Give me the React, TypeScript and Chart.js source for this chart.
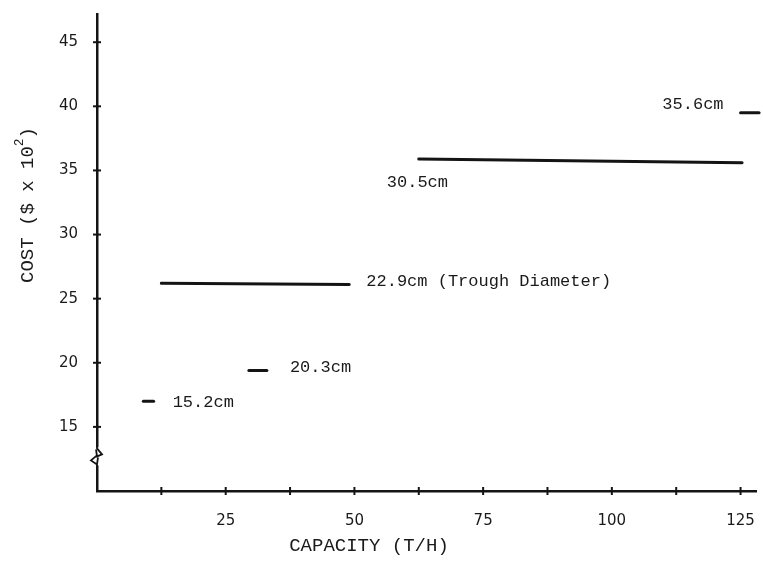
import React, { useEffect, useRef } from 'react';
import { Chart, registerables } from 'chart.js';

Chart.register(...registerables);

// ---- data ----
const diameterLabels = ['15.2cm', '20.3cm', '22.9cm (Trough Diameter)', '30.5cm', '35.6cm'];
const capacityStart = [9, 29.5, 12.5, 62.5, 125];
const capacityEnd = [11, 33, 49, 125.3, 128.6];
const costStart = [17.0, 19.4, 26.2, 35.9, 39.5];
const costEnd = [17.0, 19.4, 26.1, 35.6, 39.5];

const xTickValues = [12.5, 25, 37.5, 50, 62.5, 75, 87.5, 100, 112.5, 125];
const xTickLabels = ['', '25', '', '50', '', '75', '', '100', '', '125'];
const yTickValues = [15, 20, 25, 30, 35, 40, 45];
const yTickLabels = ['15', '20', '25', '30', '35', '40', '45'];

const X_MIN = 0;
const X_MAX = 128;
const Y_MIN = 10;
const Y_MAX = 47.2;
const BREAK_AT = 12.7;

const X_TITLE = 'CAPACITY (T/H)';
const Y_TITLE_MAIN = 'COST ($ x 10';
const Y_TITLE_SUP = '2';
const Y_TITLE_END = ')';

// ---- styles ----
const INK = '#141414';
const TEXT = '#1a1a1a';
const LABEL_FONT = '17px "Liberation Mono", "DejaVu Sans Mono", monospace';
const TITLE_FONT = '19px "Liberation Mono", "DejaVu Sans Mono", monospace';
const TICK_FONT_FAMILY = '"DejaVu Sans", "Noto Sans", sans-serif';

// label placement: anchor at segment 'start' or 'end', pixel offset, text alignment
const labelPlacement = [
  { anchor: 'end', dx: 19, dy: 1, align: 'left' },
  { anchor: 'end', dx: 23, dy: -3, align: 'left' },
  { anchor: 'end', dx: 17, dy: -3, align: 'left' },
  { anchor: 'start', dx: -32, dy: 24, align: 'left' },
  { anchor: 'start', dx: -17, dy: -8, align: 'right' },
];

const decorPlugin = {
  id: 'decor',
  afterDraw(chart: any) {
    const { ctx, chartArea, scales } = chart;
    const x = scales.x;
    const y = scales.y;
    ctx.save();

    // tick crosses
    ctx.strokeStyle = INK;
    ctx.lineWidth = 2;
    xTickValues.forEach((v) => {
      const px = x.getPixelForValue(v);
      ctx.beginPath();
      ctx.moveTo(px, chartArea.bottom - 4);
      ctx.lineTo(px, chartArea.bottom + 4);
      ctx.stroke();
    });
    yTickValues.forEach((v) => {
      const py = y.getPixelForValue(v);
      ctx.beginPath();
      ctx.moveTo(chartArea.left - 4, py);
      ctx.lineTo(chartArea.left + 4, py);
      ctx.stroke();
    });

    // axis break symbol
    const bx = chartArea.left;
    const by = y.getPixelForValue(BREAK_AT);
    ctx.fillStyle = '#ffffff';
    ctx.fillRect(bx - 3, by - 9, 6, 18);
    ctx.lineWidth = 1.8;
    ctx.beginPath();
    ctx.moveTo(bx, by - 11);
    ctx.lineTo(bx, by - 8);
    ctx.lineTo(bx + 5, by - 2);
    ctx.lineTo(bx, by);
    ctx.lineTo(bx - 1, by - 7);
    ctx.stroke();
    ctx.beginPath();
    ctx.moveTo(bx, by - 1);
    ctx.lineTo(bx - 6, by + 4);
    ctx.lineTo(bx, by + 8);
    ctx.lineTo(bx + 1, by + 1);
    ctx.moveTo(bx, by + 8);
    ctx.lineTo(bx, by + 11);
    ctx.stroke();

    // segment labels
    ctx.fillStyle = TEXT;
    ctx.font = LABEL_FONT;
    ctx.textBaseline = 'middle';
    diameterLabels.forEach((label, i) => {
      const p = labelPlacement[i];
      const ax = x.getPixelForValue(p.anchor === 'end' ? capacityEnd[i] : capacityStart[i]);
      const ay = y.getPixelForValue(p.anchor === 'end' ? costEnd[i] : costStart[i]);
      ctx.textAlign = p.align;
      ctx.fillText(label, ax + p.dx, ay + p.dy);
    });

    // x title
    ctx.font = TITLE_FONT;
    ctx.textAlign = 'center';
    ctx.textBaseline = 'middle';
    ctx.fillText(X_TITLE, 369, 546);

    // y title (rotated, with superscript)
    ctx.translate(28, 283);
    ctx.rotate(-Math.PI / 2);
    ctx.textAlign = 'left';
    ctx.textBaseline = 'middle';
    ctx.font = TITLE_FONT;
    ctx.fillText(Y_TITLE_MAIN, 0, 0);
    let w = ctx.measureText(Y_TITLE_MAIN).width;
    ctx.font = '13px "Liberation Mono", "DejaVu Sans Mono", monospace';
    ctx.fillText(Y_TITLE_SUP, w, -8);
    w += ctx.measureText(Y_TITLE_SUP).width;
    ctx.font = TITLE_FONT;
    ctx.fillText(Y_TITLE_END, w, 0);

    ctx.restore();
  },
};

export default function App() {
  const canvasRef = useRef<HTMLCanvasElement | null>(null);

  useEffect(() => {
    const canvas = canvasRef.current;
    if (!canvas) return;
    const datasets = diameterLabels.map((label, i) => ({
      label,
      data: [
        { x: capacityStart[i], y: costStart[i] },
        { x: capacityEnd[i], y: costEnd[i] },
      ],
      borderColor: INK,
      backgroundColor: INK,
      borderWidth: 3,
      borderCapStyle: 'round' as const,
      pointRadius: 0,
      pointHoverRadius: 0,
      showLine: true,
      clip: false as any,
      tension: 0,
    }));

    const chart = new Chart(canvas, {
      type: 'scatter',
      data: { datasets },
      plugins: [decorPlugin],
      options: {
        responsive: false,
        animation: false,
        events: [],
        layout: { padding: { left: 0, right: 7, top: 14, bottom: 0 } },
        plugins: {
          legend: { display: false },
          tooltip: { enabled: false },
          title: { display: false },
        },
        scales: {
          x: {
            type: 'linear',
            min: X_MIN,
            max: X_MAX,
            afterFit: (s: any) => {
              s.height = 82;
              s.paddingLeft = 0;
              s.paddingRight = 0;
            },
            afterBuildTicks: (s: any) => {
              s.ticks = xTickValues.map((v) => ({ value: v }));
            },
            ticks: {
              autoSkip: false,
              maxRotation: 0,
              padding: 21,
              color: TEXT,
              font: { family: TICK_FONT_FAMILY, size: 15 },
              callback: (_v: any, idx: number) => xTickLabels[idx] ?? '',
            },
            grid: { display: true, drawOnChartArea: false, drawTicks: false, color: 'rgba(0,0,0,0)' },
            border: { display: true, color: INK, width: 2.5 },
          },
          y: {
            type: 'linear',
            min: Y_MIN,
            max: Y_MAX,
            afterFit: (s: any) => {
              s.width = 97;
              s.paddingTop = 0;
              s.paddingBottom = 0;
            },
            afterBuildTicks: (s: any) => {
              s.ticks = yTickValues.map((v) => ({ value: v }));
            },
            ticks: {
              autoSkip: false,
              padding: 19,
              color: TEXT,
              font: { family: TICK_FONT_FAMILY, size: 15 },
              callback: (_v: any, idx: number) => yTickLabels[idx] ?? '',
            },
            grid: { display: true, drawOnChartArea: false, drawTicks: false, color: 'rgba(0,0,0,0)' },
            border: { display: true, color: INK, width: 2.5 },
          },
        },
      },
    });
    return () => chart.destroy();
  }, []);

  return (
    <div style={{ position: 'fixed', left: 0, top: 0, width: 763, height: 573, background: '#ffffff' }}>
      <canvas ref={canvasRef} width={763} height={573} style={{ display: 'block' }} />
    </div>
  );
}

+===+

* Task statement *
Retype everything in the material word for word, minus pictures.

* Result for this exercise *
Give me the React, TypeScript and Chart.js source for this chart.
import React, { useEffect, useRef } from 'react';
import { Chart, registerables } from 'chart.js';

Chart.register(...registerables);

// ---- data ----
const diameterLabels = ['15.2cm', '20.3cm', '22.9cm (Trough Diameter)', '30.5cm', '35.6cm'];
const capacityStart = [9, 29.5, 12.5, 62.5, 125];
const capacityEnd = [11, 33, 49, 125.3, 128.6];
const costStart = [17.0, 19.4, 26.2, 35.9, 39.5];
const costEnd = [17.0, 19.4, 26.1, 35.6, 39.5];

const xTickValues = [12.5, 25, 37.5, 50, 62.5, 75, 87.5, 100, 112.5, 125];
const xTickLabels = ['', '25', '', '50', '', '75', '', '100', '', '125'];
const yTickValues = [15, 20, 25, 30, 35, 40, 45];
const yTickLabels = ['15', '20', '25', '30', '35', '40', '45'];

const X_MIN = 0;
const X_MAX = 128;
const Y_MIN = 10;
const Y_MAX = 47.2;
const BREAK_AT = 12.7;

const X_TITLE = 'CAPACITY (T/H)';
const Y_TITLE_MAIN = 'COST ($ x 10';
const Y_TITLE_SUP = '2';
const Y_TITLE_END = ')';

// ---- styles ----
const INK = '#141414';
const TEXT = '#1a1a1a';
const LABEL_FONT = '17px "Liberation Mono", "DejaVu Sans Mono", monospace';
const TITLE_FONT = '19px "Liberation Mono", "DejaVu Sans Mono", monospace';
const TICK_FONT_FAMILY = '"DejaVu Sans", "Noto Sans", sans-serif';

// label placement: anchor at segment 'start' or 'end', pixel offset, text alignment
const labelPlacement = [
  { anchor: 'end', dx: 19, dy: 1, align: 'left' },
  { anchor: 'end', dx: 23, dy: -3, align: 'left' },
  { anchor: 'end', dx: 17, dy: -3, align: 'left' },
  { anchor: 'start', dx: -32, dy: 24, align: 'left' },
  { anchor: 'start', dx: -17, dy: -8, align: 'right' },
];

const decorPlugin = {
  id: 'decor',
  afterDraw(chart: any) {
    const { ctx, chartArea, scales } = chart;
    const x = scales.x;
    const y = scales.y;
    ctx.save();

    // tick crosses
    ctx.strokeStyle = INK;
    ctx.lineWidth = 2;
    xTickValues.forEach((v) => {
      const px = x.getPixelForValue(v);
      ctx.beginPath();
      ctx.moveTo(px, chartArea.bottom - 4);
      ctx.lineTo(px, chartArea.bottom + 4);
      ctx.stroke();
    });
    yTickValues.forEach((v) => {
      const py = y.getPixelForValue(v);
      ctx.beginPath();
      ctx.moveTo(chartArea.left - 4, py);
      ctx.lineTo(chartArea.left + 4, py);
      ctx.stroke();
    });

    // axis break symbol
    const bx = chartArea.left;
    const by = y.getPixelForValue(BREAK_AT);
    ctx.fillStyle = '#ffffff';
    ctx.fillRect(bx - 3, by - 9, 6, 18);
    ctx.lineWidth = 1.8;
    ctx.beginPath();
    ctx.moveTo(bx, by - 11);
    ctx.lineTo(bx, by - 8);
    ctx.lineTo(bx + 5, by - 2);
    ctx.lineTo(bx, by);
    ctx.lineTo(bx - 1, by - 7);
    ctx.stroke();
    ctx.beginPath();
    ctx.moveTo(bx, by - 1);
    ctx.lineTo(bx - 6, by + 4);
    ctx.lineTo(bx, by + 8);
    ctx.lineTo(bx + 1, by + 1);
    ctx.moveTo(bx, by + 8);
    ctx.lineTo(bx, by + 11);
    ctx.stroke();

    // segment labels
    ctx.fillStyle = TEXT;
    ctx.font = LABEL_FONT;
    ctx.textBaseline = 'middle';
    diameterLabels.forEach((label, i) => {
      const p = labelPlacement[i];
      const ax = x.getPixelForValue(p.anchor === 'end' ? capacityEnd[i] : capacityStart[i]);
      const ay = y.getPixelForValue(p.anchor === 'end' ? costEnd[i] : costStart[i]);
      ctx.textAlign = p.align;
      ctx.fillText(label, ax + p.dx, ay + p.dy);
    });

    // x title
    ctx.font = TITLE_FONT;
    ctx.textAlign = 'center';
    ctx.textBaseline = 'middle';
    ctx.fillText(X_TITLE, 369, 546);

    // y title (rotated, with superscript)
    ctx.translate(28, 283);
    ctx.rotate(-Math.PI / 2);
    ctx.textAlign = 'left';
    ctx.textBaseline = 'middle';
    ctx.font = TITLE_FONT;
    ctx.fillText(Y_TITLE_MAIN, 0, 0);
    let w = ctx.measureText(Y_TITLE_MAIN).width;
    ctx.font = '13px "Liberation Mono", "DejaVu Sans Mono", monospace';
    ctx.fillText(Y_TITLE_SUP, w, -8);
    w += ctx.measureText(Y_TITLE_SUP).width;
    ctx.font = TITLE_FONT;
    ctx.fillText(Y_TITLE_END, w, 0);

    ctx.restore();
  },
};

export default function App() {
  const canvasRef = useRef<HTMLCanvasElement | null>(null);

  useEffect(() => {
    const canvas = canvasRef.current;
    if (!canvas) return;
    const datasets = diameterLabels.map((label, i) => ({
      label,
      data: [
        { x: capacityStart[i], y: costStart[i] },
        { x: capacityEnd[i], y: costEnd[i] },
      ],
      borderColor: INK,
      backgroundColor: INK,
      borderWidth: 3,
      borderCapStyle: 'round' as const,
      pointRadius: 0,
      pointHoverRadius: 0,
      showLine: true,
      clip: false as any,
      tension: 0,
    }));

    const chart = new Chart(canvas, {
      type: 'scatter',
      data: { datasets },
      plugins: [decorPlugin],
      options: {
        responsive: false,
        animation: false,
        events: [],
        layout: { padding: { left: 0, right: 7, top: 14, bottom: 0 } },
        plugins: {
          legend: { display: false },
          tooltip: { enabled: false },
          title: { display: false },
        },
        scales: {
          x: {
            type: 'linear',
            min: X_MIN,
            max: X_MAX,
            afterFit: (s: any) => {
              s.height = 82;
              s.paddingLeft = 0;
              s.paddingRight = 0;
            },
            afterBuildTicks: (s: any) => {
              s.ticks = xTickValues.map((v) => ({ value: v }));
            },
            ticks: {
              autoSkip: false,
              maxRotation: 0,
              padding: 21,
              color: TEXT,
              font: { family: TICK_FONT_FAMILY, size: 15 },
              callback: (_v: any, idx: number) => xTickLabels[idx] ?? '',
            },
            grid: { display: true, drawOnChartArea: false, drawTicks: false, color: 'rgba(0,0,0,0)' },
            border: { display: true, color: INK, width: 2.5 },
          },
          y: {
            type: 'linear',
            min: Y_MIN,
            max: Y_MAX,
            afterFit: (s: any) => {
              s.width = 97;
              s.paddingTop = 0;
              s.paddingBottom = 0;
            },
            afterBuildTicks: (s: any) => {
              s.ticks = yTickValues.map((v) => ({ value: v }));
            },
            ticks: {
              autoSkip: false,
              padding: 19,
              color: TEXT,
              font: { family: TICK_FONT_FAMILY, size: 15 },
              callback: (_v: any, idx: number) => yTickLabels[idx] ?? '',
            },
            grid: { display: true, drawOnChartArea: false, drawTicks: false, color: 'rgba(0,0,0,0)' },
            border: { display: true, color: INK, width: 2.5 },
          },
        },
      },
    });
    return () => chart.destroy();
  }, []);

  return (
    <div style={{ position: 'fixed', left: 0, top: 0, width: 763, height: 573, background: '#ffffff' }}>
      <canvas ref={canvasRef} width={763} height={573} style={{ display: 'block' }} />
    </div>
  );
}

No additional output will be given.